I try to imagine how it happened, Duke in a closed coffin, scratching at the lid and screaming while dirt rained down on it. Trying to slow his breathing and not panic so he can conserve oxygen in the small box until Baron got there. Does he know to do that? Is that a thing normal people know?

And if he was buried alive, who held the shovel?

“Can I come in?” I ask.

“Refresh the water,” Baron orders. “Then you can wash his hair.”

I step into the room. Baron kneels on one side of the tub. Water has sloshed out, creating puddles on the tile floor, but for once, he doesn’t seem to notice that everything is not neat and orderly. His knees are soaked, the water creeping up the legs of his pants, splashed down one side of his shirt. His glasses are folded neatly a few feet away, the lenses fogged over. It’s disconcerting how much they look alike when Baron’s a little unkempt. Even the DOLL scar on Duke’s chest doesn’t set him apart anymore.

I move to the other side of the tub carefully. If I slip on the water, that could be the end. My feet will slide out from under me, my head hit the side of the tub just so. My neck snaps, and my body seizes, convulsions wracking it, my head flopping limply on my broken neck. My spinal cord is severed, and my body goes still on the floor in a lifeless heap. Baron buries my body in the grave that he dug for Jane, the one she buried Duke alive inside. But not before he finds the angel of death in my pocket.

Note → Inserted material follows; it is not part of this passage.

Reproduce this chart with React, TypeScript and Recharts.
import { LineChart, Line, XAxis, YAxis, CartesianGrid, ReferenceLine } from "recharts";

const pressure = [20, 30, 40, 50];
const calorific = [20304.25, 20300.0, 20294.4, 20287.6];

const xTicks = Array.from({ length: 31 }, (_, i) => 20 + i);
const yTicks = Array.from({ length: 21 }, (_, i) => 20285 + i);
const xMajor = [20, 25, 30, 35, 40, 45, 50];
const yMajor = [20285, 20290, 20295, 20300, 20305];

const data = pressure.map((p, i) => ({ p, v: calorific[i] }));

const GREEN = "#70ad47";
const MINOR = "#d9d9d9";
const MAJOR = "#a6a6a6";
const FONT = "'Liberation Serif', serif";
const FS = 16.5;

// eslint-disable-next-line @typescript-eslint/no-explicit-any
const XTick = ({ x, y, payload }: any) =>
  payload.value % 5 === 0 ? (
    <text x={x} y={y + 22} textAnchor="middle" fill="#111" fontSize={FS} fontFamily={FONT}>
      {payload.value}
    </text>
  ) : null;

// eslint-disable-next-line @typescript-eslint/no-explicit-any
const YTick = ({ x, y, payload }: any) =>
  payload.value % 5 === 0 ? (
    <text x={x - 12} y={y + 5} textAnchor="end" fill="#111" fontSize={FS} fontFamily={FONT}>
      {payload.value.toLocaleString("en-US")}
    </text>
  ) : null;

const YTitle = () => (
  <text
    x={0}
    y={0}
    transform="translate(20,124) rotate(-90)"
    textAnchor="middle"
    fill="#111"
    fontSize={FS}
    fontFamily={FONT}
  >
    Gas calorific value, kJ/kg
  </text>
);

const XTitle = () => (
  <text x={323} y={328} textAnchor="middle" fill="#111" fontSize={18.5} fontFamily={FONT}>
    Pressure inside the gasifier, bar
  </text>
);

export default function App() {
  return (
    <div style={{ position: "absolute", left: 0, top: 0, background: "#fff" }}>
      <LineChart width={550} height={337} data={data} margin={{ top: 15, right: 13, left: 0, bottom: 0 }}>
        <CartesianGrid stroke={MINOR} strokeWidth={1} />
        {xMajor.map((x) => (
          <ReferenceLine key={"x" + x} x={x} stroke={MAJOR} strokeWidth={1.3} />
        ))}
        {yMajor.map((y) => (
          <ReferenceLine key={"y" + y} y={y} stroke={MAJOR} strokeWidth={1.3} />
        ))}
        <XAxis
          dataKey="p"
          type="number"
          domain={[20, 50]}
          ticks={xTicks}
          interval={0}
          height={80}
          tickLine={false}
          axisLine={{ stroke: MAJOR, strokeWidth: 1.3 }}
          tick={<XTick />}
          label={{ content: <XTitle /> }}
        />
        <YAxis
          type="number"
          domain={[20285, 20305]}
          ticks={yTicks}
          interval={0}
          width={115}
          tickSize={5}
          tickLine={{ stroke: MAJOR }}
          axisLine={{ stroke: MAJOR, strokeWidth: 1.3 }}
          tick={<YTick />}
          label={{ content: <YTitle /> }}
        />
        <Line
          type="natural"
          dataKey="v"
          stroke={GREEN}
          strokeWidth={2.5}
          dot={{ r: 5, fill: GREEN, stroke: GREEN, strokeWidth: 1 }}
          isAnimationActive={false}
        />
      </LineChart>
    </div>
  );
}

Baron hands me the shampoo, and I sit on the step stool at the head of the tub. The film in my head rewinds, the darkpuddles of blood turning clear again, changing back to water. I pick a few pine needle shards from Duke’s thick hair before massaging the foam into his scalp.

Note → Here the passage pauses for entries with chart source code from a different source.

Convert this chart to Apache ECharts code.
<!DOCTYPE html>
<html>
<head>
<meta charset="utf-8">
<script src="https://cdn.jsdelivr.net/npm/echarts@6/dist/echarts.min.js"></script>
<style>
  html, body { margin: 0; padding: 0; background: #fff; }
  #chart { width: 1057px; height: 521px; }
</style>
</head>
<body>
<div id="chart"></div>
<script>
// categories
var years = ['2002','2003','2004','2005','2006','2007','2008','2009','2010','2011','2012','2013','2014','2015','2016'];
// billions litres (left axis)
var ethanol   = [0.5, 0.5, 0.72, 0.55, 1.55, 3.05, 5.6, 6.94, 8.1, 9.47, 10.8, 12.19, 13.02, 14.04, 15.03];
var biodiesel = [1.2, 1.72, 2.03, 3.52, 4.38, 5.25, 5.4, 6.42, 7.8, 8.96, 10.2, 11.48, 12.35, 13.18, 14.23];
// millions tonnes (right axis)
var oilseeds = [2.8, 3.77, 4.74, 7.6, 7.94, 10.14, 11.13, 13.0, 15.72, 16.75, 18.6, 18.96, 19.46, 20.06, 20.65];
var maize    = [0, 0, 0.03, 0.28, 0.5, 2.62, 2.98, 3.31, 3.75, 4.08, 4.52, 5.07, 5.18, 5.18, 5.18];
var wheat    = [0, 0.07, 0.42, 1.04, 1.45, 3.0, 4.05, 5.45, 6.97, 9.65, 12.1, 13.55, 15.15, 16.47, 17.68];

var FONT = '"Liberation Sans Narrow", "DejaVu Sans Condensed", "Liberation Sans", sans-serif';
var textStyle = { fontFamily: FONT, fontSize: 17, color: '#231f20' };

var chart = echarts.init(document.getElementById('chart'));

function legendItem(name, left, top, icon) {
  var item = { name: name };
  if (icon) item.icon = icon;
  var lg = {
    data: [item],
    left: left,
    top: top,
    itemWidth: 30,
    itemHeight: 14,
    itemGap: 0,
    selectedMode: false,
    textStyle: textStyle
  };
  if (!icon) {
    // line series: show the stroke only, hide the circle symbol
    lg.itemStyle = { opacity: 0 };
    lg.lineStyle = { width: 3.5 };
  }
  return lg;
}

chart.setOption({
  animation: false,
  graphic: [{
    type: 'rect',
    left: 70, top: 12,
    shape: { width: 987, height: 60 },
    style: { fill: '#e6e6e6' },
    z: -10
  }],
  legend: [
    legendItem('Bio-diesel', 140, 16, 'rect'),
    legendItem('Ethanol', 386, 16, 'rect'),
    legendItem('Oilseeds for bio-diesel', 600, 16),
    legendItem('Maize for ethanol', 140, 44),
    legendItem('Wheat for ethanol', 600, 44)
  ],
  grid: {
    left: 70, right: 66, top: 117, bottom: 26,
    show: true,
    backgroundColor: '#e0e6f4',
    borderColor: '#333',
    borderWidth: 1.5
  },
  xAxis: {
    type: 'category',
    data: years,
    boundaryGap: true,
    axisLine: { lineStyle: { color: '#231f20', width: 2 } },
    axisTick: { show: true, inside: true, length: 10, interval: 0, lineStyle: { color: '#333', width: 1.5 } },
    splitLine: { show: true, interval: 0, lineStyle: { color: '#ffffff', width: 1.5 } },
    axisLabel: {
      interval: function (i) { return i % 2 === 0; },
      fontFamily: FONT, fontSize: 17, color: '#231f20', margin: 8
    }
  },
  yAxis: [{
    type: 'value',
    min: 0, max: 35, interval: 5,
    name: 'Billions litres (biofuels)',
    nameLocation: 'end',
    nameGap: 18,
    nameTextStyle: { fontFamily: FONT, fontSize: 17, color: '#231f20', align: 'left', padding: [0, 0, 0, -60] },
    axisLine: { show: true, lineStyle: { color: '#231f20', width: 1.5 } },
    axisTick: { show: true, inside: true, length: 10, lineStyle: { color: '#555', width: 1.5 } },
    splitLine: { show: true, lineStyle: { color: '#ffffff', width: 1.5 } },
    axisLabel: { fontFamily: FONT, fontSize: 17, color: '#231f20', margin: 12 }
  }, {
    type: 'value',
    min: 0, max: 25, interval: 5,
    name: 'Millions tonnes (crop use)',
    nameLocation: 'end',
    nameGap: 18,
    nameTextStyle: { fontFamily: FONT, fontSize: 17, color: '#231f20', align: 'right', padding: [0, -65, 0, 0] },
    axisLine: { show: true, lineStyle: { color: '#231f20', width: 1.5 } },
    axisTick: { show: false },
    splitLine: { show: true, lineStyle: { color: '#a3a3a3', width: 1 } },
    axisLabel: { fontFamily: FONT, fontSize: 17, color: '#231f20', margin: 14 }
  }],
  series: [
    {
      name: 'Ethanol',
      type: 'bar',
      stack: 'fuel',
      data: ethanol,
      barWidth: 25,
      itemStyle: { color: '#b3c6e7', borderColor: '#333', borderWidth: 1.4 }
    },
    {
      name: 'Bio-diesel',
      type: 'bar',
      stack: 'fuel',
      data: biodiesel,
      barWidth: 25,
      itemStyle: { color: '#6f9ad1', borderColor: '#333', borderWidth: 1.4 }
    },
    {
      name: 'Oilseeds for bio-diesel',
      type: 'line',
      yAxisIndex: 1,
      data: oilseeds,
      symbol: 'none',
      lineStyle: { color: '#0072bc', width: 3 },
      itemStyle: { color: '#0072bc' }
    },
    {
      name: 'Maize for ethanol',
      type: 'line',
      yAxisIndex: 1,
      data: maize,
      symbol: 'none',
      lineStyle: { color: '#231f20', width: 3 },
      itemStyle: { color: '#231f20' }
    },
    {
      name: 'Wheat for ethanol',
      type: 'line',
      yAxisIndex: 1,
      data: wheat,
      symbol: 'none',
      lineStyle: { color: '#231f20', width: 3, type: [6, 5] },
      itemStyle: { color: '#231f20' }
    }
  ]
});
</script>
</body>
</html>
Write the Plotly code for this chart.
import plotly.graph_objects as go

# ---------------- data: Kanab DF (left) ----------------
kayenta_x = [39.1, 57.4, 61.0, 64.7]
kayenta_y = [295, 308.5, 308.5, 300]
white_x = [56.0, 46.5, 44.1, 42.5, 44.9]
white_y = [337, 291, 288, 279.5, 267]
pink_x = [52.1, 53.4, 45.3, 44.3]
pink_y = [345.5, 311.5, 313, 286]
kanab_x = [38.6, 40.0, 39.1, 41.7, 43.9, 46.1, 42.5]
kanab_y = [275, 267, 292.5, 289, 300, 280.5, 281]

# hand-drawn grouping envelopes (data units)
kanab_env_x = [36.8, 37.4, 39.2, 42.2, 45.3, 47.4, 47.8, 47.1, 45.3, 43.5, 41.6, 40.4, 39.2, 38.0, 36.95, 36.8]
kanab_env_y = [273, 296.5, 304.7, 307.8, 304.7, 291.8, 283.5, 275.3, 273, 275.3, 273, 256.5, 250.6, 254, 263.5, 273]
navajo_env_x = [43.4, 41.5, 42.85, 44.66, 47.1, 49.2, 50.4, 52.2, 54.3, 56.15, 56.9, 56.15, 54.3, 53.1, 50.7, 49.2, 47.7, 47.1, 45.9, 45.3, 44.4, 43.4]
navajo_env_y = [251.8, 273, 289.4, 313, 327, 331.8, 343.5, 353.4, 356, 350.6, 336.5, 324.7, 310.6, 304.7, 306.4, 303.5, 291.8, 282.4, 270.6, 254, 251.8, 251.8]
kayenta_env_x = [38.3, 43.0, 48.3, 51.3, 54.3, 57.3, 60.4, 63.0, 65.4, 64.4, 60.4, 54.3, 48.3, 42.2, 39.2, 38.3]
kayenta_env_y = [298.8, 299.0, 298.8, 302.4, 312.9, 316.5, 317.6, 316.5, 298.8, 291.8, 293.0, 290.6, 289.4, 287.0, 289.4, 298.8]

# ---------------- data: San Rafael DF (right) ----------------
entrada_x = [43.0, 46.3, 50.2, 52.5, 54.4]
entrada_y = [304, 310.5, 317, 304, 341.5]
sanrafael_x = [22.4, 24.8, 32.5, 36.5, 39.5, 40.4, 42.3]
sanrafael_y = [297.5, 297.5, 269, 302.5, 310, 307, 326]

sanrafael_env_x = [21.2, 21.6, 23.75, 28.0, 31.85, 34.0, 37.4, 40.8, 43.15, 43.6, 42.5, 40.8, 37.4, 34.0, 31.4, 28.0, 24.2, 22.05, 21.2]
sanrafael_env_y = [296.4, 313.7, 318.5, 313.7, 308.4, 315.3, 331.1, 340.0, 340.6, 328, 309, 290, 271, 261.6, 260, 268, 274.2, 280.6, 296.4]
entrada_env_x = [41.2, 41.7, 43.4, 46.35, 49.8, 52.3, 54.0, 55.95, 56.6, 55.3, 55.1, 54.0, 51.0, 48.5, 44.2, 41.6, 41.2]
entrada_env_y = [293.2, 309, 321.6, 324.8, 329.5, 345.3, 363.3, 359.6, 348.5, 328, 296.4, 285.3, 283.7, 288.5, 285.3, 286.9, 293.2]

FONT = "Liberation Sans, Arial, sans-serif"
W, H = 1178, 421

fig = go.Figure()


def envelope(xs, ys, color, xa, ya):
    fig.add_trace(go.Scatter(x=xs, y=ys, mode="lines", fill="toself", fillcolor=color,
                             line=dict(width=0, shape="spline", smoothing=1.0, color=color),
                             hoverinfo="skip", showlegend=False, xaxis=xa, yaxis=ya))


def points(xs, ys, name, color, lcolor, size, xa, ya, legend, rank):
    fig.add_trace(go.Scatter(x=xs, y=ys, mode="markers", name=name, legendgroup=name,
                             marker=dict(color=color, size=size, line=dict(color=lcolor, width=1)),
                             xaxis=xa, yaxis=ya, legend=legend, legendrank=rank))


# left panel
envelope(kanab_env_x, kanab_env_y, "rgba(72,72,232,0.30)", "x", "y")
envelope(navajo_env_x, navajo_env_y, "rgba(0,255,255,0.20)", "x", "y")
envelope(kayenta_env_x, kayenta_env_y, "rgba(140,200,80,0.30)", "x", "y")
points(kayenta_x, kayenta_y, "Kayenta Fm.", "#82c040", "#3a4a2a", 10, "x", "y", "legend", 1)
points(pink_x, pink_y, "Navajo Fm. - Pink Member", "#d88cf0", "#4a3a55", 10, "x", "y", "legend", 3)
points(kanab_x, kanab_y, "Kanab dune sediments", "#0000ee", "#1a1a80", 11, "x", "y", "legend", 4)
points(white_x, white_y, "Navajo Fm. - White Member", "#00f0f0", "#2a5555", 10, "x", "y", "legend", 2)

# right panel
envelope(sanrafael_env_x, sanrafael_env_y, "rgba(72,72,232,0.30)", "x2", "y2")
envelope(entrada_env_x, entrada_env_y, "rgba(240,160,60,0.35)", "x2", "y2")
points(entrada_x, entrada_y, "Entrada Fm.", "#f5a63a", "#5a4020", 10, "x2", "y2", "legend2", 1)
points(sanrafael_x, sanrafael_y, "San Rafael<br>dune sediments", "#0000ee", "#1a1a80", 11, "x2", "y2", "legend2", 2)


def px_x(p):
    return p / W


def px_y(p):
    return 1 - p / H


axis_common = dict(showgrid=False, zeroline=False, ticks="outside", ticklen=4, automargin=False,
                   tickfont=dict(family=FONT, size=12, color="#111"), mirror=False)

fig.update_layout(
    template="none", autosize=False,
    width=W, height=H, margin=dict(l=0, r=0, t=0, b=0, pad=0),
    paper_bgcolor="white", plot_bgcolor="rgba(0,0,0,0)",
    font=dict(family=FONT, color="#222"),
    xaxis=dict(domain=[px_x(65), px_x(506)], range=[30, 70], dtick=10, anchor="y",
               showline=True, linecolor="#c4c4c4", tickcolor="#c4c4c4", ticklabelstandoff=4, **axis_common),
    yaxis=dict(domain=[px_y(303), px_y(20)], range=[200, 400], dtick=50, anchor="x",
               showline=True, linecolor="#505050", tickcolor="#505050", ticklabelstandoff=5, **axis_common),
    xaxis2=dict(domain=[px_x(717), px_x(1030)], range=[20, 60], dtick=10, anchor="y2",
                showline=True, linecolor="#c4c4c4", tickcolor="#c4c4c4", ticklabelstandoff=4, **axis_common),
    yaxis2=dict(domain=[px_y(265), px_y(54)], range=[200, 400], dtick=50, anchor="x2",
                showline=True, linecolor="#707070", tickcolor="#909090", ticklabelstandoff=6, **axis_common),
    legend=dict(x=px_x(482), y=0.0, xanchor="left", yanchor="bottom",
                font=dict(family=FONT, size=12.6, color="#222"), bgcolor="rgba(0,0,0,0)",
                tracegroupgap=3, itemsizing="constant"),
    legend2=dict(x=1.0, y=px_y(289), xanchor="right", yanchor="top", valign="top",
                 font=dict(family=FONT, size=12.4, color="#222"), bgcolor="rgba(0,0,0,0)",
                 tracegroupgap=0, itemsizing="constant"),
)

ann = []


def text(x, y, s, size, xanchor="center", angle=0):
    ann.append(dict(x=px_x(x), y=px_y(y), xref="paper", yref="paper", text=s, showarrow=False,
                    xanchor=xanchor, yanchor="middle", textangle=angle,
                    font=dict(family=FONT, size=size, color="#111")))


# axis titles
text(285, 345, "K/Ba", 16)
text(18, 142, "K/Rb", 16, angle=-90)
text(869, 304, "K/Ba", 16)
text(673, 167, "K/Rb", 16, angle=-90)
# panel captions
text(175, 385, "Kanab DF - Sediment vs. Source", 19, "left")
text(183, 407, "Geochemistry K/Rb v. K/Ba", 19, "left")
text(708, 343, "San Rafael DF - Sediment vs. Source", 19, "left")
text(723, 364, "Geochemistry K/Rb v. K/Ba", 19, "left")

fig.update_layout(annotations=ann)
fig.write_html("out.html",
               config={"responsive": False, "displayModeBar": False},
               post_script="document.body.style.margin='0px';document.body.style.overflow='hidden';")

“Are you okay?” I ask finally.

“Would you care?” he asks.

“I would,” I say, my fingers sliding under the back of his neck, where his skin is gritty with dirt. “I do.”

Baron said Jane was gone when he went back for her.

I examine my feelings around that. I don’t like that he still feels enough connection to her that he had to go see her. I don’t like that he went to kill her at all. I told him to have Duke do it, if not directly, then to plant the seeds of the idea. That was Duke’s punishment, but it was also her best shot at escape, especially when I told her what to say to him, how to get to him the way I got to Baron. I had to try, after what I saw. After what she told me. I hadn’t anticipated Baron following his brother, though, finishing the job.

My throat tightens at the thought. My only solace is that maybe she somehow survived them both, and that’s why Baron couldn’t find her. Maybe she found Duke instead, when it was his time to go back and see her, and she got her revenge. She doesn’t know him like I do. She doesn’t know that life itself is painful for him, that he’s paid for his part in her fate every day since we left her here. And if she did, maybe it still wouldn’t be enough for her. Sometimes, it’s not enough for me, when I remember all they did to me, that he’s the reason I lost everything I never knew I wanted. He was there. He didn’t just witness. He participated. He reveled in the chaos, the madness, the pain. He caused it as much as Baron did.

I tighten my fingers on the back of his neck.